- Provided records:
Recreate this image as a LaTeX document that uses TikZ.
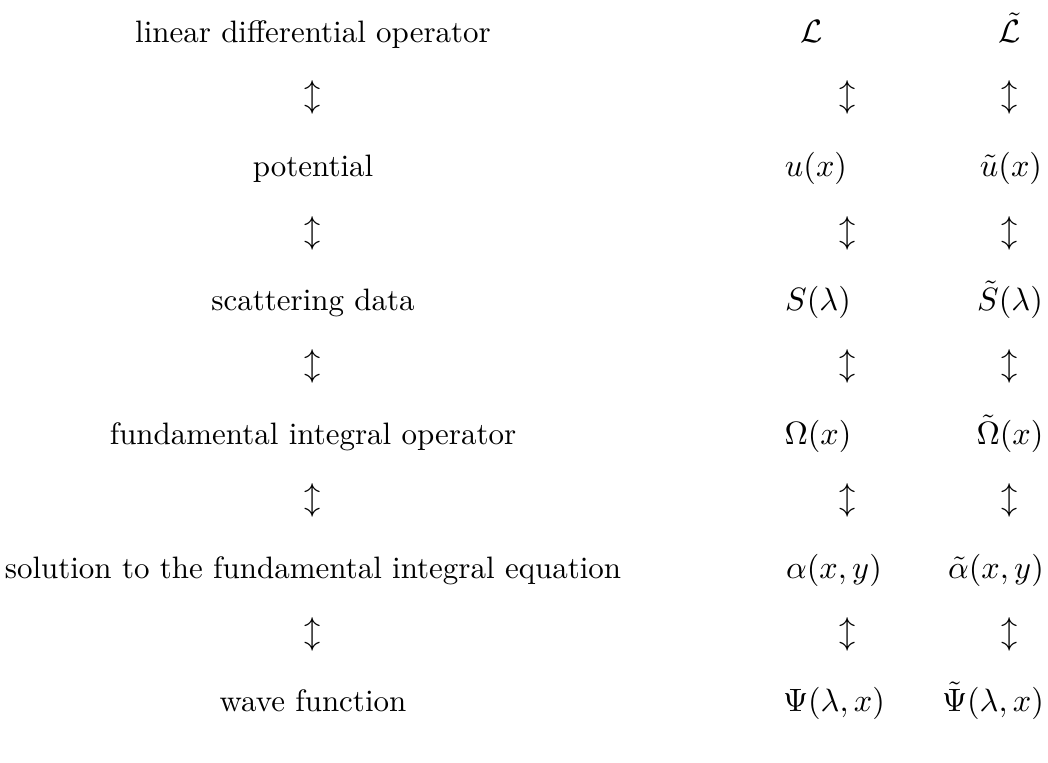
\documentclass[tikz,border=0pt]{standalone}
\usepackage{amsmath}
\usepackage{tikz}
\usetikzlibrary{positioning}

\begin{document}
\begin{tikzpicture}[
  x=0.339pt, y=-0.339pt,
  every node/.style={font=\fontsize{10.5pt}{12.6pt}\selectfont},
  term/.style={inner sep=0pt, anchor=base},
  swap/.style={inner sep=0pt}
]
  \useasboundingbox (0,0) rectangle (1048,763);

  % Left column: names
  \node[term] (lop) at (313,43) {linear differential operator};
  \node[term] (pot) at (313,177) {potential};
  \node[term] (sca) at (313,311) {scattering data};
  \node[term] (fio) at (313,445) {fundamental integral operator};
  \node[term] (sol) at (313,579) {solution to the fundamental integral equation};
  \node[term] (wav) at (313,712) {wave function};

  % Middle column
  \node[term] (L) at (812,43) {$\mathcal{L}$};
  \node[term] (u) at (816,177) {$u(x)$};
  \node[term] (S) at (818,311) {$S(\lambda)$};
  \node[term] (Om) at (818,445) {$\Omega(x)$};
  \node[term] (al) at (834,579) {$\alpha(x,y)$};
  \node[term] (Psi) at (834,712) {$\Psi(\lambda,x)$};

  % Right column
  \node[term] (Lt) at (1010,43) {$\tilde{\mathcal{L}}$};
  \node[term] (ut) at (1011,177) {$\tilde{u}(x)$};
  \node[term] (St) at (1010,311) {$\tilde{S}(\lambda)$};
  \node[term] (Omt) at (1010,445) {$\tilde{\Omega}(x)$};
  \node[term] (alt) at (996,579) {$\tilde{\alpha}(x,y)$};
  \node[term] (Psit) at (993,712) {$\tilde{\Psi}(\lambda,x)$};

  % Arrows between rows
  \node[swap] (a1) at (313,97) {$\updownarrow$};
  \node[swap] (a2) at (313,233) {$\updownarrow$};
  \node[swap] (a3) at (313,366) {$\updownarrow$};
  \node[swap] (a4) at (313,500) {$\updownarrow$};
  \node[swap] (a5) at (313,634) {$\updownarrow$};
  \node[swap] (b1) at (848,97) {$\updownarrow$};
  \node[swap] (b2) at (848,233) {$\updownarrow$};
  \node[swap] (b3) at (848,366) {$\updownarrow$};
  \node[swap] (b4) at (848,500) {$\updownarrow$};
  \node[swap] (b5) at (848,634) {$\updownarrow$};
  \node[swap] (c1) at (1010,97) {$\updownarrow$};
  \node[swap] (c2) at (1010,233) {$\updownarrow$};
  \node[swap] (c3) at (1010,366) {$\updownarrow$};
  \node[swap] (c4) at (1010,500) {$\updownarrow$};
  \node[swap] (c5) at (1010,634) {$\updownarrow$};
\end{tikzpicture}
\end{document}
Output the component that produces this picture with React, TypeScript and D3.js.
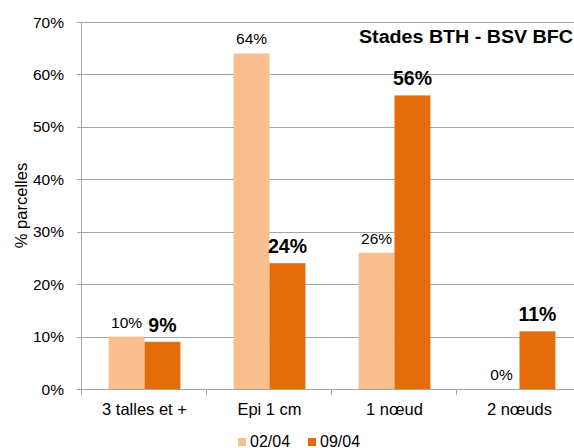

- Aim: Repeat the material above in full and exactly, omitting the pictures.

- Exercise output:
Recreate this image as a LaTeX document that uses TikZ.
\documentclass[tikz,border=0pt]{standalone}
\usepackage{amsmath}
\usepackage{tikz}
\usetikzlibrary{positioning}

\begin{document}
\begin{tikzpicture}[
  x=0.339pt, y=-0.339pt,
  every node/.style={font=\fontsize{10.5pt}{12.6pt}\selectfont},
  term/.style={inner sep=0pt, anchor=base},
  swap/.style={inner sep=0pt}
]
  \useasboundingbox (0,0) rectangle (1048,763);

  % Left column: names
  \node[term] (lop) at (313,43) {linear differential operator};
  \node[term] (pot) at (313,177) {potential};
  \node[term] (sca) at (313,311) {scattering data};
  \node[term] (fio) at (313,445) {fundamental integral operator};
  \node[term] (sol) at (313,579) {solution to the fundamental integral equation};
  \node[term] (wav) at (313,712) {wave function};

  % Middle column
  \node[term] (L) at (812,43) {$\mathcal{L}$};
  \node[term] (u) at (816,177) {$u(x)$};
  \node[term] (S) at (818,311) {$S(\lambda)$};
  \node[term] (Om) at (818,445) {$\Omega(x)$};
  \node[term] (al) at (834,579) {$\alpha(x,y)$};
  \node[term] (Psi) at (834,712) {$\Psi(\lambda,x)$};

  % Right column
  \node[term] (Lt) at (1010,43) {$\tilde{\mathcal{L}}$};
  \node[term] (ut) at (1011,177) {$\tilde{u}(x)$};
  \node[term] (St) at (1010,311) {$\tilde{S}(\lambda)$};
  \node[term] (Omt) at (1010,445) {$\tilde{\Omega}(x)$};
  \node[term] (alt) at (996,579) {$\tilde{\alpha}(x,y)$};
  \node[term] (Psit) at (993,712) {$\tilde{\Psi}(\lambda,x)$};

  % Arrows between rows
  \node[swap] (a1) at (313,97) {$\updownarrow$};
  \node[swap] (a2) at (313,233) {$\updownarrow$};
  \node[swap] (a3) at (313,366) {$\updownarrow$};
  \node[swap] (a4) at (313,500) {$\updownarrow$};
  \node[swap] (a5) at (313,634) {$\updownarrow$};
  \node[swap] (b1) at (848,97) {$\updownarrow$};
  \node[swap] (b2) at (848,233) {$\updownarrow$};
  \node[swap] (b3) at (848,366) {$\updownarrow$};
  \node[swap] (b4) at (848,500) {$\updownarrow$};
  \node[swap] (b5) at (848,634) {$\updownarrow$};
  \node[swap] (c1) at (1010,97) {$\updownarrow$};
  \node[swap] (c2) at (1010,233) {$\updownarrow$};
  \node[swap] (c3) at (1010,366) {$\updownarrow$};
  \node[swap] (c4) at (1010,500) {$\updownarrow$};
  \node[swap] (c5) at (1010,634) {$\updownarrow$};
\end{tikzpicture}
\end{document}
Output the component that produces this picture with React, TypeScript and D3.js.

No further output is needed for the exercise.